Maibaum Madness
As Easter recedes into memory, Bavarian minds turn towards another annual celebration. May Day falls on a Sunday this year, meaning we lose one of our precious public holidays. Thankfully that has done little to dampen spirits. May has always been a time for celebration in Germany, but due to two years of lockdowns and cancelled festivals, May Day 2022 feels different. There is a clear sense that people are looking forward to normal service resuming on festivities. Waiting in the early morning queue at the bakery, people were already discussing plans for the weekend, many of which revolved around watching the raising of the Maibaum.
It’s natural for those of us non-Germans to notice the many differences around us, but I’m sure I’m not alone in appreciating the similarities. Maibaums (May Poles) are one such parallel. Although I can’t remember actually seeing that many May Poles while living in the UK, I do know that many places enjoy the tradition. The May Day Bank Holiday is celebrated with may pole dancing, church fetes, both of which can quickly lead to a larger outbreak of Morris dancers. That being said, for every common tradition there is a slight variation. For instance, German May Day isn’t usually focused on synchronised dance numbers, although a Tanz in den Mai (Dance into May) happens in some areas. Usually the the most important part of proceedings is watching a large group of people wrestling with a frankly ridiculous long pole or tree trunk, often encouraged by a larger group of beer drinking bystanders. Fixed atop the Maibaum is an actual tree, sometimes decorated with ribbons and sometimes not, which will stay in place well into the summer.
Trees also figure into another German tradition. On the night of April 30th, young people can be seen, under the cover of darkness, leaving small, decorated Maibaums outside the homes of potential partners. These trees signify, if not full on love then at least a passing fancy in the recipient. Flowers might be the more obvious method of expressing a person’s feelings, but in a pinch a nicely decorated tree will fill that gap. However, be wary of trees decorated in white. Those are not delivered with romantic intentions, but as a warning that the occupant of the home is either unwanted or worse an enemy. While the rest of the world deals with online bullying, in Germany people have to get to grips with coded tree messages.

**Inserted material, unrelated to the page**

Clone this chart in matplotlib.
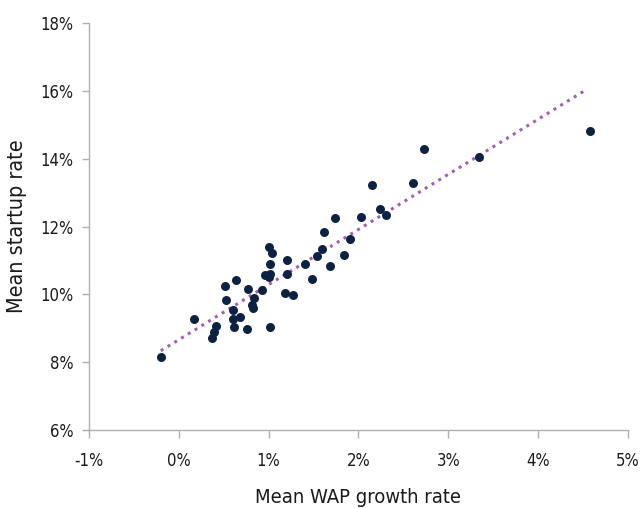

There is more to May Day in Germany beside Tree based communications. The Easter decorations are barely packed away before many cities open their Volksfeste to the general public. Since late last week, the Augsburger Plärrer has been in full swing, something that’s hard to miss given the wealth of adverts declaring the return of one of the cities favourite events. Even if I missed the adverts, seeing crowds of people dressed in a diverse range of Trachten, merrily marching on mass to the Festplatz would be a certain give away. Going by the bleary eyed commuters on our Tram this morning, this year’s is unsurprisingly very popular.
With fairground rides, beer tents and live music, it’s easy to see why so many people have missed these occasions over the last two years. Whether it’s a small Dorffest or the larger Volksfeste both can be best described as mini Oktoberfests, although this might be an unfair comparison. Where the Oktoberfest has increasingly become an example of the commercialisation of German traditions, the local Fests retain much of their local charm. The beer still comes in 1 litre glasses, the benches are set up in organised rows and the music can still range from the traditional Blasmusik to AC/DC. Crucially, there are fewer crowds and cheaper beer.
Here again we find another connection to British May Day revelry. Back in my home city of Newcastle, May Day is also celebrated with a beer fuelled fun, although I would hazard a guess that the levels of alcohol consumed is higher in the North East than here in Germany. The May Day Bank holiday, which always falls on the first Monday regardless of the date, sees scores of Geordies head to the coast, namely Whitley Bay, to spend the day drinking and should the weather decide to play nice, sunning themselves on the beach. Whereas the Volksfests of Germany will often seem like organised chaos, the adventures of young permatanned Geordies hammering pints of Fosters is just bog standard chaos. The most obvious difference between the two is that I can happily spend an entire night in a beer tent sculling Maß bier, whereas it’s always advisable to leave the partying in Whitley Bay before the sun goes down. Trust me, here there be monsters.
It’s a sad fact that most nights out in the UK have a not so well hidden element of aggression underlying the fun. This is certainly not something I miss. The worst thing that might happen here is someone falling of a rocking beer bench, which is obviously not ideal, but it pales in comparison with being started-on by a reject from reality TV series about who has the tightest t-shirt. The many hyper professional wait-staff serving beer to Lederhosen clad party animals might be a bit direct, but they rarely leave a scar, well, at least not a physical one.
The arrival of the Volksfest also signifies something more in Germany, not only is it a celebration of the arrival of May, but also the arrival of the wider fest season. Throughout May, June and July, across the country there is barely a weekend that isn’t filled with some kind of traditional event with beer benches set up in their usual massed ranks. From Jazz festival, beer festivals, or festivals of local food, we’re really spoiled for choice. Given the excitement surrounding the first one of the season, this year may well be one to remember…barring a catastrophic hangover of course.